Pet axolotls come in many colors, also known as morphs. This listing will not cover all the morphs, but will highlight many of the common ones you will come across. You can check out my two videos on axolotl genetics for more information.

  • The most common is the wild type, which is similar in color to the axolotls found in the wild. This color is a mottled olive, black, and brown with gold flaking called iridophores.

  • The next most commonly known morph is the leucistic, aka lucy, which is a pink with black eyes. Sometimes lucies have additional features which are labeled "dirty" when they have marks resembling freckles on their faces or "blue-gilled" when the gill stalks are blue instead of pink. (Link to Lucy)

  • A hugely popular morph is the melanoid, or mel. These axolotls often have fun, cutesy, or upmarket names. There's no such thing as a lavendar axolotl, it is simply a mel that is light. Melanoids are a flat gray or black, and will sometimes have spots. Mels do not express iridophores. Depending on the lighting, they may look blue or purple. My melanoid, Cloud, looked blue under my LED lights the morning I couldn't find her hiding in the plant roots. Most of the time, she is black. 

  • Albino axolotls come in golden, white, or melanoid. Albinos that have only the albino gene expressed are often differentiated as "golden albino" due to their golden appearance. Golden albinos will frequently have a high number of iridophores. "White albino" axolotls have both the albino gene and the leucistic gene expressed. This makes them pink in color but their eyes remain the same color as their bodies. Melanoid axolotls are also pink in color and will have no iridophores, or shiny spots. Albino axolotls can have other morphs also expressed, but the albino gene tends to override them and they simply appear as one of the above except to the highly trained eye.

  • Copper axolotls are one of my favorite. They are a beautiful brown with spots. Coppers are a form of albinism and will have no black, but they may have iridophores. Their eyes will glow red under certain light.

  • Axanthic axolotls lack the expression of yellow pigment. They also often have fun, cutesy, and upmarket names. Differentiating a highly pink axanthic from a black axanthic is reasonable, but always watch if the seller says the axolotl is "silver dalmation" or some other name that is not a standard morphology.
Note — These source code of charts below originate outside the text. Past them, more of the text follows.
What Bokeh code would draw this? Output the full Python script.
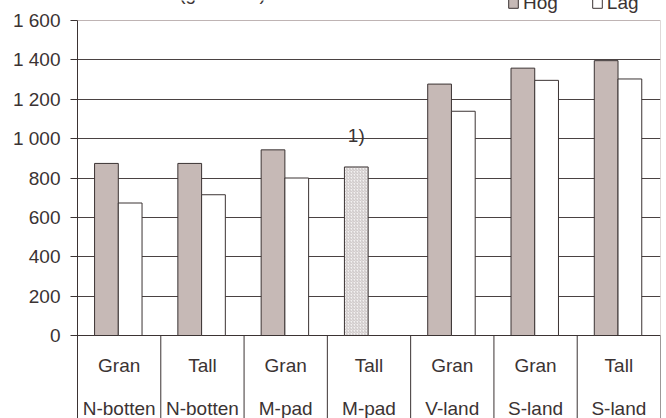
from bokeh.plotting import figure
from bokeh.models import (ColumnDataSource, FixedTicker, Legend, LegendItem,
                          Label, Range1d)
from bokeh.core.properties import value
from bokeh.embed import file_html
from bokeh.resources import INLINE

# Temperature sum per stand type and region, high vs low
species = ["Gran", "Tall", "Gran", "Tall", "Gran", "Gran", "Tall"]
regions = ["N-botten", "N-botten", "M-pad", "M-pad", "V-land", "S-land", "S-land"]
hog = [874, 874, 943, None, 1277, 1358, 1396]
lag = [673, 715, 800, None, 1139, 1296, 1303]
special_index = 3
special_value = 856
special_note = "1)"
y_ticks = [0, 200, 400, 600, 800, 1000, 1200, 1400, 1600]
y_tick_labels = ["0", "200", "400", "600", "800", "1 000", "1 200", "1 400", "1 600"]
title_text = "Temperatursumma (grader C)"

FONT = "Liberation Sans"
FS = "19px"
INK = "#3b3333"
GRID = "#4a4242"
LIGHT = "#bfb4b4"
GRAY_FILL = "#c6b9b6"

n = len(species)
px_per_unit = 315 / 1600.0
y_min = -83 / px_per_unit
y_max = 1600 + 20 / px_per_unit
bw = 0.285

idx_h = [i for i in range(n) if hog[i] is not None]
idx_l = [i for i in range(n) if lag[i] is not None]
src_h = ColumnDataSource(dict(x=[i + 0.49 - bw / 2 for i in idx_h], top=[hog[i] for i in idx_h]))
src_l = ColumnDataSource(dict(x=[i + 0.49 + bw / 2 for i in idx_l], top=[lag[i] for i in idx_l]))

p = figure(width=666, height=418, output_backend="svg", toolbar_location=None,
           x_range=Range1d(0, n), y_range=Range1d(y_min, y_max),
           x_axis_location=None, min_border_left=77, min_border_right=6,
           min_border_top=0, min_border_bottom=0)
p.outline_line_color = None
p.background_fill_color = "white"
p.border_fill_color = "white"
p.xgrid.visible = False

# horizontal gridlines
p.ygrid.ticker = FixedTicker(ticks=y_ticks[1:-1])
p.ygrid.grid_line_color = GRID
p.ygrid.grid_line_width = 1

# y axis, its line running from the table bottom up to the top value
ax = p.yaxis[0]
ax.ticker = FixedTicker(ticks=y_ticks)
ax.bounds = (y_min, 1600)
ax.major_label_overrides = {t: s for t, s in zip(y_ticks, y_tick_labels)}
ax.minor_tick_line_color = None
ax.major_tick_out = 7
ax.major_tick_in = 0
ax.major_label_standoff = 10
ax.axis_line_color = INK
ax.major_tick_line_color = INK
ax.major_label_text_font = FONT
ax.major_label_text_font_size = FS
ax.major_label_text_color = INK

# plot-area border (top and right)
p.segment(x0=[0, n], y0=[1600, 0], x1=[n, n], y1=[1600, 1600], line_color=LIGHT, line_width=1)

# category axis line and table separators
p.segment(x0=[0], y0=[0], x1=[n], y1=[0], line_color=INK, line_width=1)
p.segment(x0=list(range(1, n + 1)), y0=[0] * n, x1=list(range(1, n + 1)), y1=[y_min] * n,
          line_color=INK, line_width=1)

rh = p.vbar(x="x", top="top", bottom=0, width=bw, source=src_h,
            fill_color=GRAY_FILL, line_color=INK, line_width=1)
rl = p.vbar(x="x", top="top", bottom=0, width=bw, source=src_l,
            fill_color="white", line_color=INK, line_width=1)

# hatched bar for the special case
p.vbar(x=[special_index + 0.49 - bw / 2], top=[special_value], bottom=0, width=bw,
       fill_color="#f3f1f1", line_color=INK, line_width=1,
       hatch_pattern="/", hatch_scale=3, hatch_color="#b8afaf", hatch_weight=0.7)
p.text(x=[special_index + 0.49 - bw / 2], y=[1015], text=[special_note],
       text_font=value(FONT), text_font_size=FS, text_color=INK,
       text_align="center", text_baseline="middle")

# table labels under the axis
xs = [i + 0.5 for i in range(n)]
p.text(x=xs, y=[-152] * n, text=species, text_font=value(FONT), text_font_size=FS,
       text_color=INK, text_align="center", text_baseline="middle")
p.text(x=xs, y=[-372] * n, text=regions, text_font=value(FONT), text_font_size=FS,
       text_color=INK, text_align="center", text_baseline="middle")

legend = Legend(items=[LegendItem(label="Hög", renderers=[rh]),
                       LegendItem(label="Låg", renderers=[rl])],
                orientation="horizontal", location=(430, 404),
                glyph_width=12, glyph_height=12, label_standoff=4, spacing=33,
                padding=0, margin=0, border_line_color=None,
                background_fill_alpha=0,
                label_text_font=FONT, label_text_font_size=FS,
                label_text_color=INK, label_height=22)
p.add_layout(legend, "center")

title = Label(x=-62, y=425, x_units="screen", y_units="screen", text=title_text,
              text_font=FONT, text_font_size=FS, text_color=INK,
              text_baseline="alphabetic", level="overlay")
p.add_layout(title)

open("out.html", "w").write(file_html(p, INLINE))
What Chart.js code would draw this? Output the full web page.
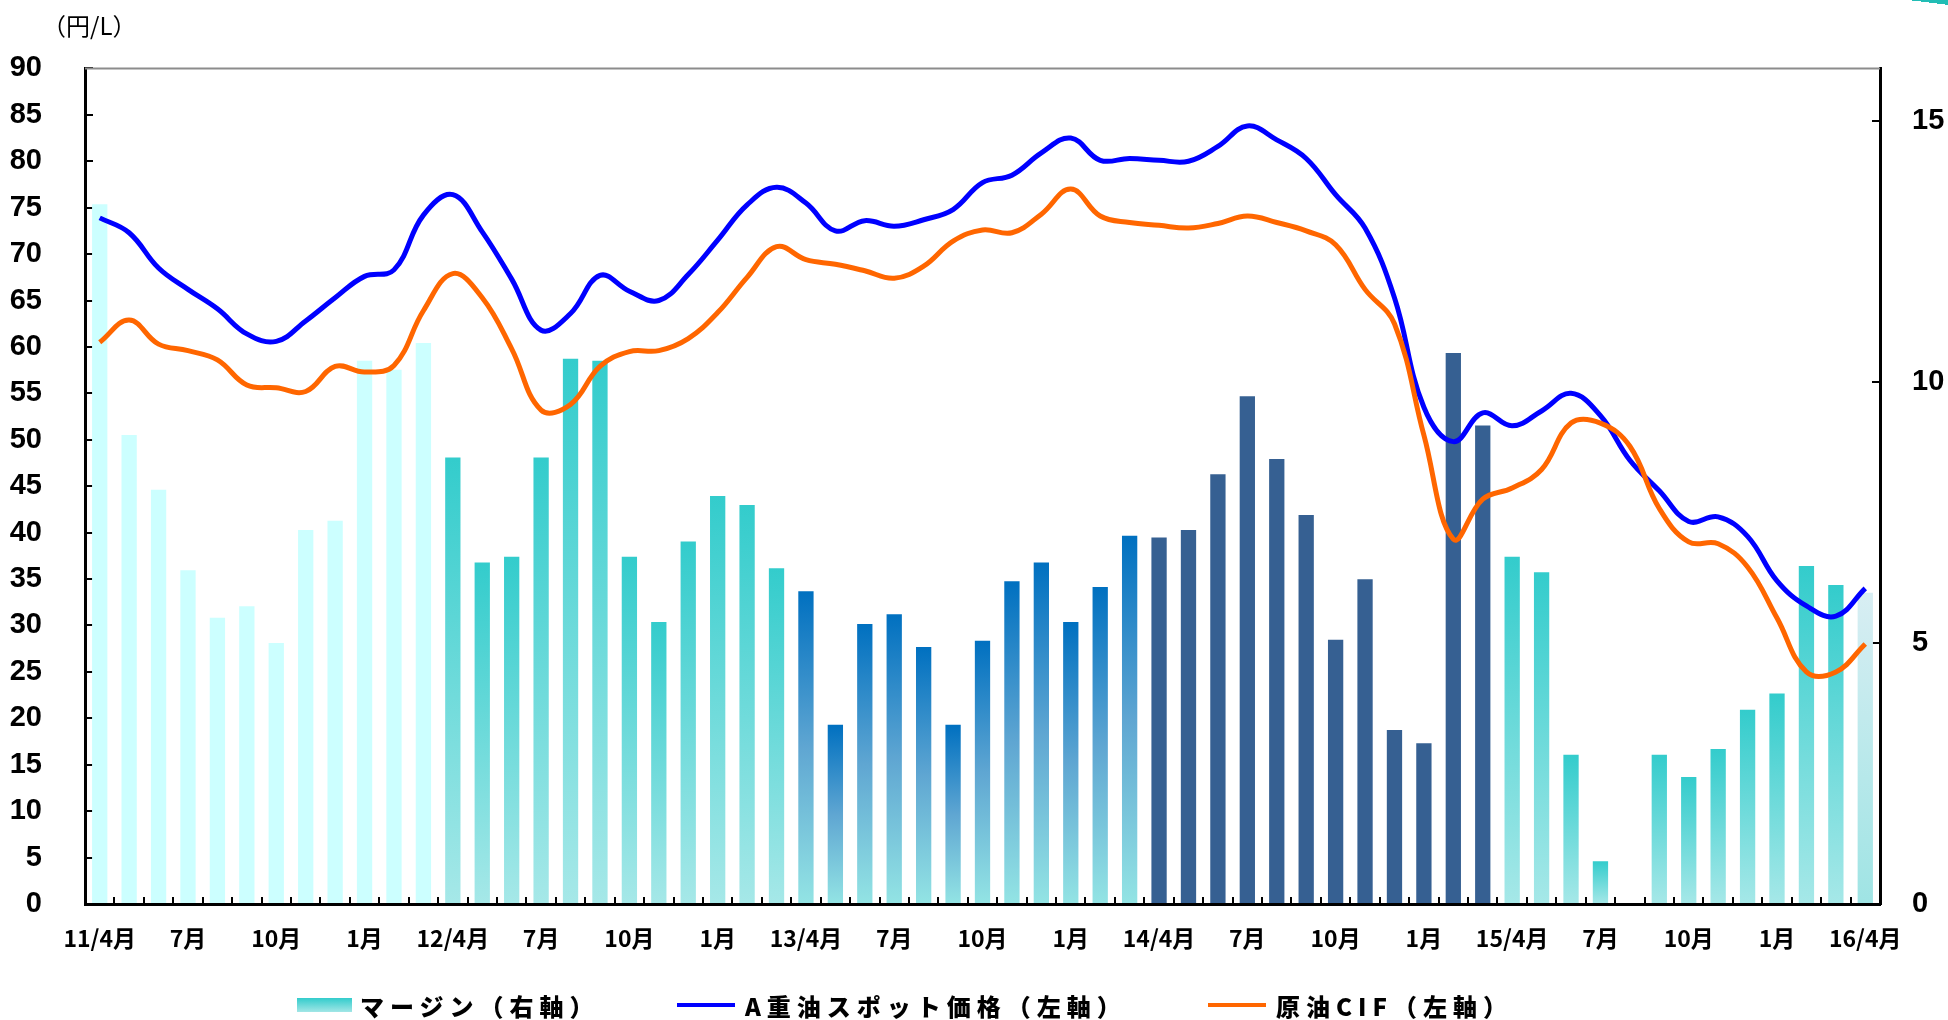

Link to Anubis

  • The most recent morphology to be described in the US is hypomelanistic, which is not a type of melanoid axolotl. These axolotls are currently (summer 2022) expensive compared to other axolotls. These axolotls produce less dark pigment. You can read more about them by visiting Rainy Day Aquatics or Strohl Herpatiles.

  • Finally, GFP is an expression of the green fluorescent protein added by scientists to help with research. GFP can be placed in front of any of the morphologies to produce a slightly different color (often a bit more green with green eyes in the non-albino morphs.)

 

All of these morphologies can combine to make even more colors. My newest addition is a MAC - melanoid axanthic copper, which is the brown of a copper but has no iridophores and no yellow pigment. 

ABOUT ME

My interest in axolotls and aquatics started decades ago. I've kept aquatics for over 15 years and began with axolotls in January 2021. I start with two, Lemon and Scorpi, and quickly added a third, The Big Gal. The three are clutchmates.

After they three matured, I added two more axolotls to the same-sex tanks, Ra and Jolinar., who are also clutchmates. Good luck brought Storm and Cloud my way, a third set of clutchmates. 

Axolotls can live 10-15 years when kept well in captivity. I look forward to a long companionship with these adorable and goofy creatures.

As a scientist, long-time aquarist, and former dog breeder, the breeding aspect of axolotls intrigued me. I'm dedicated to producing healthy babies with known hets and genetics.